Moreover, Sanders was highly critical of Clinton during the primaries, and at one point even suggested that she isn't "qualified" to serve as commander in chief. He eventually walked back on that remark, and later said that he'll work to "make certain that Donald Trump is defeated, and defeated badly" in the general election. But he's held off on endorsing Clinton or dropping out of the race.
Although endorsements are often symbolic and quickly forgotten, this may not be the case with Sanders. He commands quite a bit of support on the left, and the intense quarreling between him and Clinton during the primary has some Democrats worrying that Sanders' base, or a portion of it, at least, might not vote for Clinton in the general election. His endorsement is seen as a crucial step in repairing the rift between the party's left and center-left factions.

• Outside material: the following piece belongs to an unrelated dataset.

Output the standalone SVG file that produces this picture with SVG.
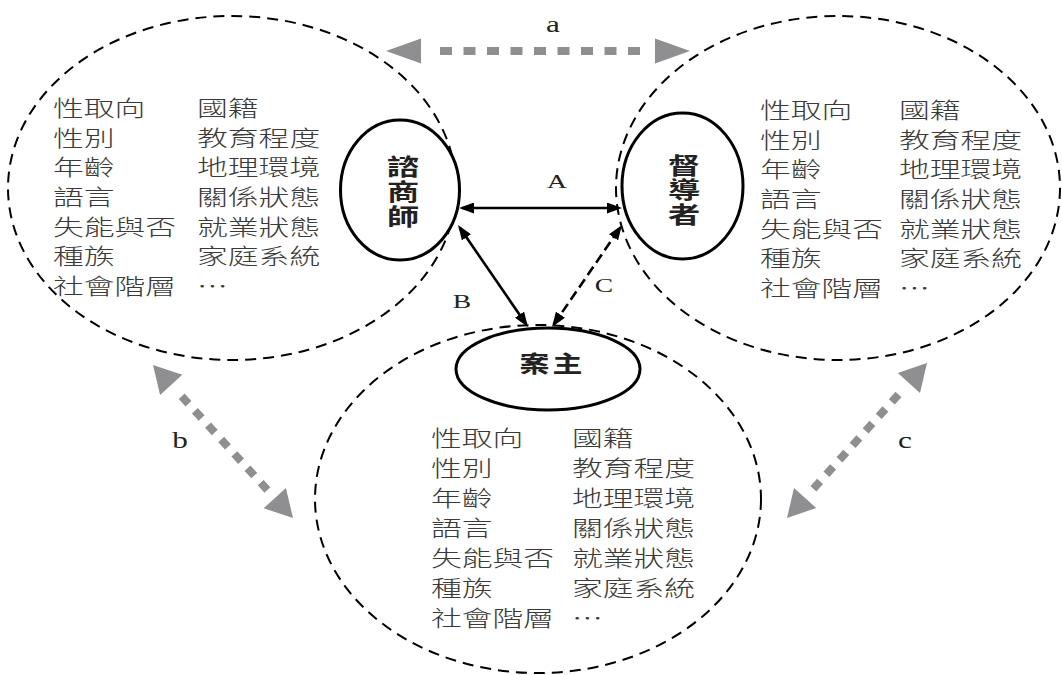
<svg xmlns="http://www.w3.org/2000/svg" width="1062" height="675" viewBox="0 0 1062 675">
<defs>
<style>
.dash{fill:none;stroke:#000;stroke-width:2;stroke-dasharray:11 7}
.node{fill:#fff;stroke:#000;stroke-width:3}
.list{font-family:"Noto Sans CJK TC","Noto Sans CJK SC",sans-serif;font-size:22px;font-weight:300;fill:#3a3a3a}
.nlabel{font-family:"Noto Sans CJK TC","Noto Sans CJK SC",sans-serif;font-size:23px;font-weight:bold;fill:#222}
.vert{writing-mode:vertical-rl;text-orientation:upright}
.let{font-family:"Liberation Serif",serif;fill:#222;text-anchor:middle}
.conn{stroke:#000;stroke-width:2.6;fill:none}
.gray{stroke:#8f8f91;stroke-width:8;fill:none}
.ghead{fill:#8f8f91}
</style>
<marker id="ah" viewBox="0 0 15 11" refX="12" refY="5.5" markerWidth="15" markerHeight="11" markerUnits="userSpaceOnUse" orient="auto-start-reverse">
<path d="M0,0 L15,5.5 L0,11 z" fill="#000"/>
</marker>
</defs>
<rect width="1062" height="675" fill="#fff"/>

<g id="circle-counselor">
<ellipse class="dash" cx="232" cy="188" rx="224" ry="172"/>
</g>
<g id="circle-supervisor">
<ellipse class="dash" cx="838" cy="188" rx="222" ry="172"/>
</g>
<g id="circle-client">
<ellipse class="dash" cx="538" cy="499" rx="223" ry="174"/>
</g>

<g id="list-counselor" class="list" transform="translate(53,0) scale(1.4,1)">
<text x="0" y="116">性取向</text><text x="102.9" y="116">國籍</text>
<text x="0" y="145.7">性別</text><text x="102.9" y="145.7">教育程度</text>
<text x="0" y="175.4">年齡</text><text x="102.9" y="175.4">地理環境</text>
<text x="0" y="205.1">語言</text><text x="102.9" y="205.1">關係狀態</text>
<text x="0" y="234.8">失能與否</text><text x="102.9" y="234.8">就業狀態</text>
<text x="0" y="264.5">種族</text><text x="102.9" y="264.5">家庭系統</text>
<text x="0" y="294.2">社會階層</text><text x="102.9" y="294.2">…</text>
</g>

<g id="list-supervisor" class="list" transform="translate(760,0) scale(1.4,1)">
<text x="0" y="118">性取向</text><text x="99.3" y="118">國籍</text>
<text x="0" y="147.7">性別</text><text x="99.3" y="147.7">教育程度</text>
<text x="0" y="177.4">年齡</text><text x="99.3" y="177.4">地理環境</text>
<text x="0" y="207.1">語言</text><text x="99.3" y="207.1">關係狀態</text>
<text x="0" y="236.8">失能與否</text><text x="99.3" y="236.8">就業狀態</text>
<text x="0" y="266.5">種族</text><text x="99.3" y="266.5">家庭系統</text>
<text x="0" y="296.2">社會階層</text><text x="99.3" y="296.2">…</text>
</g>

<g id="list-client" class="list" transform="translate(431,0) scale(1.4,1)">
<text x="0" y="446.5">性取向</text><text x="100.7" y="446.5">國籍</text>
<text x="0" y="476.4">性別</text><text x="100.7" y="476.4">教育程度</text>
<text x="0" y="506.3">年齡</text><text x="100.7" y="506.3">地理環境</text>
<text x="0" y="536.2">語言</text><text x="100.7" y="536.2">關係狀態</text>
<text x="0" y="566.1">失能與否</text><text x="100.7" y="566.1">就業狀態</text>
<text x="0" y="596">種族</text><text x="100.7" y="596">家庭系統</text>
<text x="0" y="625.9">社會階層</text><text x="100.7" y="625.9">…</text>
</g>

<g id="node-counselor">
<ellipse class="node" cx="400" cy="190" rx="59.5" ry="70"/>
<text class="nlabel vert" transform="translate(403,154.3) scale(1.4,1)" x="0" y="0" letter-spacing="2">諮商師</text>
</g>

<g id="node-supervisor">
<ellipse class="node" cx="682.5" cy="186" rx="60.5" ry="73"/>
<text class="nlabel vert" transform="translate(684,153.5) scale(1.4,1)" x="0" y="0" letter-spacing="1.6">督導者</text>
</g>

<g id="node-client">
<ellipse class="node" cx="548" cy="369" rx="92" ry="41"/>
<text class="nlabel" transform="translate(552.5,372) scale(1.3,1)" text-anchor="middle" letter-spacing="2.4">案主</text>
</g>

<g id="connectors">
<line class="conn" x1="462" y1="208" x2="619" y2="208" marker-start="url(#ah)" marker-end="url(#ah)"/>
<line class="conn" x1="459.7" y1="227.5" x2="526.3" y2="324.5" marker-start="url(#ah)" marker-end="url(#ah)"/>
<line class="conn" x1="553.7" y1="324.5" x2="620.3" y2="227.5" stroke-width="3.2" stroke-dasharray="10 5" marker-start="url(#ah)" marker-end="url(#ah)"/>

<line class="gray" x1="440" y1="51" x2="640" y2="51" stroke-dasharray="12 11.5"/>
<polygon class="ghead" points="386,51 421,38.5 421,63.5"/>
<polygon class="ghead" points="690,51 655,38.5 655,63.5"/>

<line class="gray" x1="181.7" y1="396.3" x2="267.4" y2="490" stroke-dasharray="10 9.5"/>
<polygon class="ghead" points="153,365 182.3,374.8 160.1,395"/>
<polygon class="ghead" points="293,518 285.9,488 263.7,508.2"/>

<line class="gray" x1="898.5" y1="394.5" x2="813.4" y2="488.7" stroke-dasharray="10 9.5"/>
<polygon class="ghead" points="927,363 920,393.1 897.8,373"/>
<polygon class="ghead" points="787,518 816.2,508.1 794,487.9"/>

<g class="let" font-size="19">
<text transform="translate(557,188) scale(1.45,1)">A</text>
<text transform="translate(462,308) scale(1.45,1)">B</text>
<text transform="translate(604,292) scale(1.45,1)">C</text>
</g>
<g class="let" font-size="24">
<text transform="translate(553,32) scale(1.3,1)">a</text>
<text transform="translate(180,448) scale(1.3,1)">b</text>
<text transform="translate(905,448) scale(1.3,1)">c</text>
</g>
</g>
</svg>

But it may not be as important as many Democrats think. Recent polling suggests that Sanders' supporters will indeed rally behind Clinton regardless. Between May and June, the share of Sanders backers who said they'd vote for Trump over Clinton in the general election dropped from 20 percent to 8 percent. To be sure, not pulling the lever for Trump isn't necessarily the same as pulling the lever for Clinton, but at the very least, those numbers indicate that the skepticism many Sanders voters felt toward Clinton during the primary is waning (or perhaps that distaste for Trump has increased).
Still, the best way for Sanders to help further his stated goal of defeating Trump would be to endorse Clinton and bring along as many of his supporters as possible. And if Biden is right, this will soon be happening.